What to produce: Images are not part of the copy; transcribe all the data exactly.
%%
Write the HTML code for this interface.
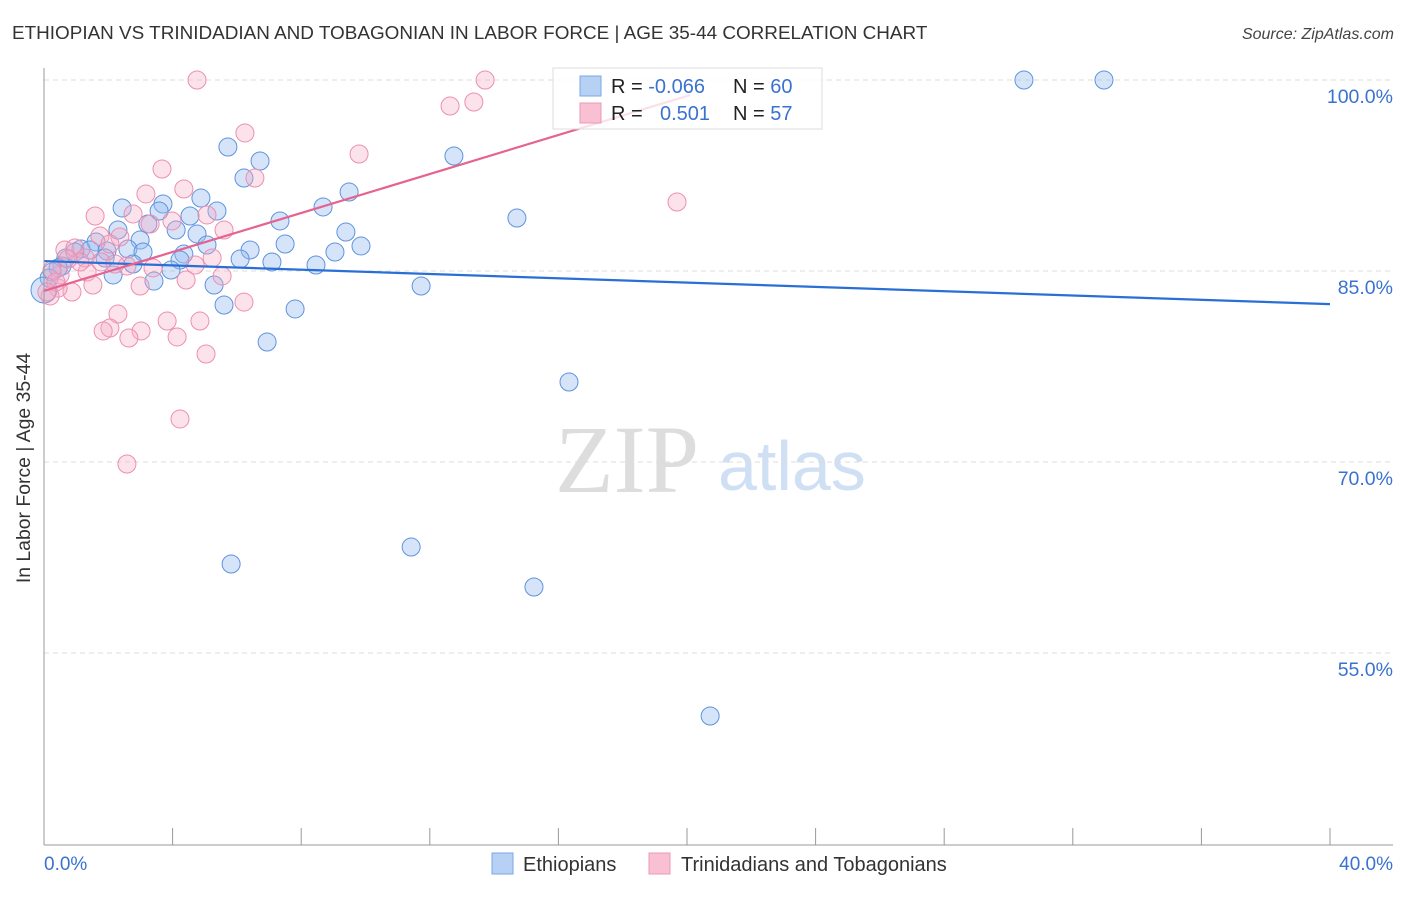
<!DOCTYPE html>
<html><head><meta charset="utf-8"><style>
body{margin:0;background:#fff;font-family:"Liberation Sans",sans-serif}
</style></head><body>
<svg width="1406" height="892" xmlns="http://www.w3.org/2000/svg" id="chart" font-family="Liberation Sans, sans-serif">
<text x="12" y="39" font-size="18.9" fill="#333">ETHIOPIAN VS TRINIDADIAN AND TOBAGONIAN IN LABOR FORCE | AGE 35-44 CORRELATION CHART</text>
<text x="1394" y="39" font-size="16" fill="#444" font-style="italic" text-anchor="end">Source: ZipAtlas.com</text>
<text x="555" y="492" font-size="96" fill="#ddd" font-family="Liberation Serif, serif">ZIP</text>
<text x="718" y="490" font-size="70" fill="#cfe0f4">atlas</text>
<g id="grid"></g><g id="pts"></g><g id="lines"></g>
<line x1="44" y1="68" x2="44" y2="845" stroke="#999"/>
<line x1="44" y1="845" x2="1393" y2="845" stroke="#999"/>
<text x="20" y="458" font-size="19.4" fill="#333" transform="rotate(-90 30 458)" text-anchor="middle">In Labor Force | Age 35-44</text>
<text x="44" y="870" font-size="19" fill="#3a72d0">0.0%</text>
<text x="1393" y="870" font-size="19" fill="#3a72d0" text-anchor="end">40.0%</text>
<g>
<rect x="553" y="68" width="269" height="61" fill="#fff" fill-opacity="0.8" stroke="#ddd"/>
<rect x="580" y="76" width="21" height="20" fill="#b7d1f5" stroke="#7aa7e6"/>
<rect x="580" y="103" width="21" height="20" fill="#f8c0d2" stroke="#ec9ab5"/>
<text x="611" y="93" font-size="20" fill="#222">R = <tspan fill="#3a72d0">-0.066</tspan></text>
<text x="733" y="93" font-size="20" fill="#222">N = <tspan fill="#3a72d0">60</tspan></text>
<text x="611" y="120" font-size="20" fill="#222">R = <tspan fill="#3a72d0" x="660">0.501</tspan></text>
<text x="733" y="120" font-size="20" fill="#222">N = <tspan fill="#3a72d0">57</tspan></text>
</g>
<g><rect x="492" y="853" width="21" height="21" fill="#b7d1f5" stroke="#7aa7e6"/><text x="523" y="871" font-size="20" fill="#333">Ethiopians</text></g>
<g><rect x="649" y="853" width="21" height="21" fill="#f8c0d2" stroke="#ec9ab5"/><text x="681" y="871" font-size="20" fill="#333">Trinidadians and Tobagonians</text></g>
</svg>
<script>
const yTicks=[100,85,70,55];
const yTickLabels=["100.0%","85.0%","70.0%","55.0%"];
const xTicks=[4,8,12,16,20,24,28,32,36,40];
const blueX=[30.48,32.97,5.72,6.72,6.22,12.75,9.49,4.88,2.43,3.70,3.58,5.38,4.54,8.68,7.34,14.71,3.23,4.11,2.30,4.76,9.39,2.99,7.50,5.07,9.86,1.62,1.15,1.96,2.61,4.35,3.08,6.41,9.05,6.10,7.09,8.46,4.23,2.77,1.90,0.68,0.56,3.95,2.15,3.42,5.29,11.73,5.60,7.81,6.94,16.33,11.42,5.82,15.24,20.72,0.25,0.44,0.16,0.0,1.43,0.96];
const blueY=[100,100,94.74,93.64,92.30,94.03,91.20,90.73,89.95,90.26,89.71,89.71,89.32,90.03,88.93,89.16,88.69,88.22,88.22,87.91,88.06,87.43,87.12,87.04,86.96,87.28,86.73,86.57,86.73,86.33,86.49,86.65,86.49,85.94,85.71,85.47,85.86,85.55,86.02,86.02,85.39,85.08,84.69,84.21,83.90,83.82,82.33,82.02,79.42,76.28,63.32,61.99,60.18,50.05,84.92,85.24,84.45,83.51,86.65,86.49];
const pinkX=[4.76,13.72,13.37,12.63,6.25,9.80,3.67,6.56,4.35,3.17,19.69,1.59,2.77,5.07,3.98,3.30,5.60,1.74,2.36,0.65,0.96,1.28,2.05,5.23,4.70,3.39,2.58,1.34,5.54,4.42,1.52,2.99,0.87,0.44,0.19,6.22,2.30,4.85,3.83,2.05,1.84,3.02,2.64,4.14,5.04,4.23,2.58,0.50,0.25,0.37,1.12,1.77,0.75,2.21,0.09];
const pinkY=[100,100,98.27,97.96,95.84,94.19,93.01,92.30,91.44,91.05,90.42,89.32,89.48,89.40,88.93,88.69,88.22,87.75,87.67,86.65,86.81,86.02,87.12,86.02,85.47,85.24,85.39,84.92,84.61,84.29,83.90,83.82,83.35,83.66,83.04,82.56,81.62,81.07,81.07,80.52,80.29,80.29,79.74,79.82,78.48,73.38,69.84,84.69,85.08,84.14,85.71,85.71,85.94,85.55,83.35];
const blueTrend=[85.78,82.4];
const pinkTrend=[83.43,98.82];
const pinkTrendEnd=20.1;
const NS="http://www.w3.org/2000/svg";
const X=v=>44+v*32.15, Y=v=>80+(100-v)*12.733;
function mk(t,a,p){const e=document.createElementNS(NS,t);for(const k in a)e.setAttribute(k,a[k]);document.getElementById(p).appendChild(e);return e;}
yTicks.forEach((v,i)=>{
 const l=mk('line',{x1:44,x2:1393,y1:Y(v),y2:Y(v),stroke:'#ddd','stroke-dasharray':'5,4'},'grid');
 
 
 const t=mk('text',{x:1393,y:Y(v)+23,'font-size':19.5,fill:'#3a72d0','text-anchor':'end'},'grid');
 t.textContent=yTickLabels[i];
 
 
});
xTicks.forEach(v=>{
 const l=mk('line',{x1:X(v),x2:X(v),y1:828,y2:845,stroke:'#999'},'grid');
 
 
});
blueX.forEach((v,i)=>{
 const c=mk('circle',{cx:X(v),cy:Y(blueY[i]),r:v===0?13:9,fill:'rgba(150,188,240,0.4)',stroke:'#5f93dd','stroke-width':1},'pts');
 
 
});
pinkX.forEach((v,i)=>{
 const c=mk('circle',{cx:X(v),cy:Y(pinkY[i]),r:9,fill:'rgba(246,172,198,0.35)',stroke:'#ec8fb0','stroke-width':1},'pts');
 
 
});
const bl=mk('line',{x1:X(0),y1:Y(blueTrend[0]),x2:X(40),y2:Y(blueTrend[1]),stroke:'#2a6fd6','stroke-width':2.2},'lines');


const pl=mk('line',{x1:X(0),y1:Y(pinkTrend[0]),x2:X(pinkTrendEnd),y2:Y(pinkTrend[1]),stroke:'#e5638f','stroke-width':2.2},'lines');


</script>
</body></html>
%%
Reply to the task:
Write the HTML code for this interface.
<!DOCTYPE html>
<html><head><meta charset="utf-8"><style>
body{margin:0;background:#fff;font-family:"Liberation Sans",sans-serif}
</style></head><body>
<svg width="1406" height="892" xmlns="http://www.w3.org/2000/svg" id="chart" font-family="Liberation Sans, sans-serif">
<text x="12" y="39" font-size="18.9" fill="#333">ETHIOPIAN VS TRINIDADIAN AND TOBAGONIAN IN LABOR FORCE | AGE 35-44 CORRELATION CHART</text>
<text x="1394" y="39" font-size="16" fill="#444" font-style="italic" text-anchor="end">Source: ZipAtlas.com</text>
<text x="555" y="492" font-size="96" fill="#ddd" font-family="Liberation Serif, serif">ZIP</text>
<text x="718" y="490" font-size="70" fill="#cfe0f4">atlas</text>
<g id="grid"></g><g id="pts"></g><g id="lines"></g>
<line x1="44" y1="68" x2="44" y2="845" stroke="#999"/>
<line x1="44" y1="845" x2="1393" y2="845" stroke="#999"/>
<text x="20" y="458" font-size="19.4" fill="#333" transform="rotate(-90 30 458)" text-anchor="middle">In Labor Force | Age 35-44</text>
<text x="44" y="870" font-size="19" fill="#3a72d0">0.0%</text>
<text x="1393" y="870" font-size="19" fill="#3a72d0" text-anchor="end">40.0%</text>
<g>
<rect x="553" y="68" width="269" height="61" fill="#fff" fill-opacity="0.8" stroke="#ddd"/>
<rect x="580" y="76" width="21" height="20" fill="#b7d1f5" stroke="#7aa7e6"/>
<rect x="580" y="103" width="21" height="20" fill="#f8c0d2" stroke="#ec9ab5"/>
<text x="611" y="93" font-size="20" fill="#222">R = <tspan fill="#3a72d0">-0.066</tspan></text>
<text x="733" y="93" font-size="20" fill="#222">N = <tspan fill="#3a72d0">60</tspan></text>
<text x="611" y="120" font-size="20" fill="#222">R = <tspan fill="#3a72d0" x="660">0.501</tspan></text>
<text x="733" y="120" font-size="20" fill="#222">N = <tspan fill="#3a72d0">57</tspan></text>
</g>
<g><rect x="492" y="853" width="21" height="21" fill="#b7d1f5" stroke="#7aa7e6"/><text x="523" y="871" font-size="20" fill="#333">Ethiopians</text></g>
<g><rect x="649" y="853" width="21" height="21" fill="#f8c0d2" stroke="#ec9ab5"/><text x="681" y="871" font-size="20" fill="#333">Trinidadians and Tobagonians</text></g>
</svg>
<script>
const yTicks=[100,85,70,55];
const yTickLabels=["100.0%","85.0%","70.0%","55.0%"];
const xTicks=[4,8,12,16,20,24,28,32,36,40];
const blueX=[30.48,32.97,5.72,6.72,6.22,12.75,9.49,4.88,2.43,3.70,3.58,5.38,4.54,8.68,7.34,14.71,3.23,4.11,2.30,4.76,9.39,2.99,7.50,5.07,9.86,1.62,1.15,1.96,2.61,4.35,3.08,6.41,9.05,6.10,7.09,8.46,4.23,2.77,1.90,0.68,0.56,3.95,2.15,3.42,5.29,11.73,5.60,7.81,6.94,16.33,11.42,5.82,15.24,20.72,0.25,0.44,0.16,0.0,1.43,0.96];
const blueY=[100,100,94.74,93.64,92.30,94.03,91.20,90.73,89.95,90.26,89.71,89.71,89.32,90.03,88.93,89.16,88.69,88.22,88.22,87.91,88.06,87.43,87.12,87.04,86.96,87.28,86.73,86.57,86.73,86.33,86.49,86.65,86.49,85.94,85.71,85.47,85.86,85.55,86.02,86.02,85.39,85.08,84.69,84.21,83.90,83.82,82.33,82.02,79.42,76.28,63.32,61.99,60.18,50.05,84.92,85.24,84.45,83.51,86.65,86.49];
const pinkX=[4.76,13.72,13.37,12.63,6.25,9.80,3.67,6.56,4.35,3.17,19.69,1.59,2.77,5.07,3.98,3.30,5.60,1.74,2.36,0.65,0.96,1.28,2.05,5.23,4.70,3.39,2.58,1.34,5.54,4.42,1.52,2.99,0.87,0.44,0.19,6.22,2.30,4.85,3.83,2.05,1.84,3.02,2.64,4.14,5.04,4.23,2.58,0.50,0.25,0.37,1.12,1.77,0.75,2.21,0.09];
const pinkY=[100,100,98.27,97.96,95.84,94.19,93.01,92.30,91.44,91.05,90.42,89.32,89.48,89.40,88.93,88.69,88.22,87.75,87.67,86.65,86.81,86.02,87.12,86.02,85.47,85.24,85.39,84.92,84.61,84.29,83.90,83.82,83.35,83.66,83.04,82.56,81.62,81.07,81.07,80.52,80.29,80.29,79.74,79.82,78.48,73.38,69.84,84.69,85.08,84.14,85.71,85.71,85.94,85.55,83.35];
const blueTrend=[85.78,82.4];
const pinkTrend=[83.43,98.82];
const pinkTrendEnd=20.1;
const NS="http://www.w3.org/2000/svg";
const X=v=>44+v*32.15, Y=v=>80+(100-v)*12.733;
function mk(t,a,p){const e=document.createElementNS(NS,t);for(const k in a)e.setAttribute(k,a[k]);document.getElementById(p).appendChild(e);return e;}
yTicks.forEach((v,i)=>{
 const l=mk('line',{x1:44,x2:1393,y1:Y(v),y2:Y(v),stroke:'#ddd','stroke-dasharray':'5,4'},'grid');
 
 
 const t=mk('text',{x:1393,y:Y(v)+23,'font-size':19.5,fill:'#3a72d0','text-anchor':'end'},'grid');
 t.textContent=yTickLabels[i];
 
 
});
xTicks.forEach(v=>{
 const l=mk('line',{x1:X(v),x2:X(v),y1:828,y2:845,stroke:'#999'},'grid');
 
 
});
blueX.forEach((v,i)=>{
 const c=mk('circle',{cx:X(v),cy:Y(blueY[i]),r:v===0?13:9,fill:'rgba(150,188,240,0.4)',stroke:'#5f93dd','stroke-width':1},'pts');
 
 
});
pinkX.forEach((v,i)=>{
 const c=mk('circle',{cx:X(v),cy:Y(pinkY[i]),r:9,fill:'rgba(246,172,198,0.35)',stroke:'#ec8fb0','stroke-width':1},'pts');
 
 
});
const bl=mk('line',{x1:X(0),y1:Y(blueTrend[0]),x2:X(40),y2:Y(blueTrend[1]),stroke:'#2a6fd6','stroke-width':2.2},'lines');


const pl=mk('line',{x1:X(0),y1:Y(pinkTrend[0]),x2:X(pinkTrendEnd),y2:Y(pinkTrend[1]),stroke:'#e5638f','stroke-width':2.2},'lines');


</script>
</body></html>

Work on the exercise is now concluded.